They say I've spent 20 years writing Wire to Wire
. Really? That long? I guess it's possible — I lose track of time and get distracted easily. What I do know is that there's little, maybe nothing, that I've worked at harder in my life. Along the way, many people helped. Here are four you should meet.
Beginnings. When I walked into Jack Cady's classroom in Seattle on the evening of my 30th birthday, I had no idea that the next two decades of my life would be defined by what he was about to say. Jack was a writer and teacher, known now for The Night We Buried Road Dog and, most recently, The Rules of '48. He was also a force of nature.
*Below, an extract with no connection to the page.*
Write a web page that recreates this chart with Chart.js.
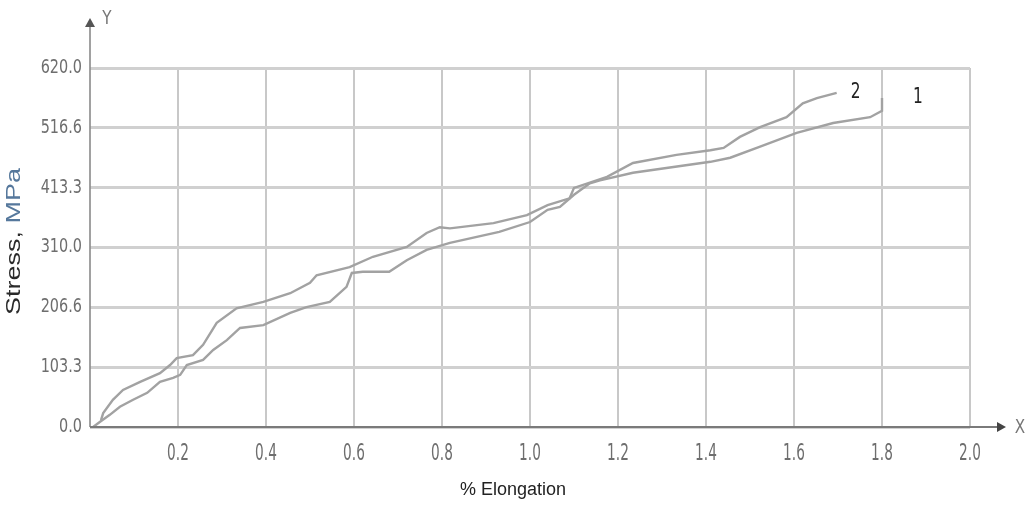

That night, he paced at the head of the class, holding us in his sway like the auctioneer he once was, giving us the gospel of fiction. Some things he said: That the chief characteristic of a successful writer is tenacity. That the world runs on lies, but that as writers, we have to find the truth of every scene. That we should listen more to our sense of magic than our good sense.
Jack died in 2004. In Wire to Wire, there's a walk-on character, a deckhand, that I named Jack Brady. His last words to the main character are this: "Safe crossing." It's what I imagine Jack saying to me as I headed out into the wild with a half-finished first draft in my hand.
Endings. That crossing was completed years later when I stepped into the Portland living room where Stevan Allred and Joanna Rose teach at The Pinewood Table. I'd been in a lot of writing groups by then. I wasn't planning to hang around long. I stayed five years.
I needed to be there, it turned out, because Joanna and Stevan could see something that was invisible to me. It worked like this: All of us around the table brought in our imperfect pages, filled with imperfect sentences. Talking about what was already on the page helped, sure. But hovering above the page was something more important: a half-formed story — also imperfect, with multiple possibilities and shapes. Talking about that was invaluable. Many nights, I couldn't see it at all until Stevan and Joanna made it visible. It's a rare gift, and one I benefited from immensely.
Joanna is the author of the novel Little Miss Strange and stories in numerous literary magazines. Stevan is a Pushcart Prize nominee with stories and essays in many literary journals as well as I Wanna Be Sedated: 30 Writers on Parenting Teenagers. If you're trying to learn to write, look for teachers like them.
New Beginnings. In my neighborhood, people don't know me as a writer. They know me as the father of a writer. My son, Zane Sparling, is 18 years old and a columnist for the local paper.
A few weeks ago, some parents here wanted to remove a Sherman Alexie book, The Absolutely True Diary of a Part-Time Indian, from the high school curriculum. The familiar acrimony ensued. Zane's column, "The absolutely true story of a part-time book burner," helped put an end to the fuss. It's a witty and pointed defense of the book and free speech, with a couple of good masturbation jokes thrown in.
Zane was also one of the final readers of Wire to Wire before I turned in the manuscript. His comments came with the refreshing swiftness of youth. No sugar coating. That sentence you added is too Garrison Keillor — you really want to sound like that? In the final read-through, when I specialized in overthinking, I needed that clarity.
He's off to college soon. On campus and in life, I hope he'll find teachers as excellent as Jack, Stevan, and Joanna — and the teacher who raised Zane with me, my wife Harriet Miller.
There are many more friends I need to thank, including all the amazing people at Tin House. But those and other debts will have to wait for now. Because time is short, and tomorrow we rock.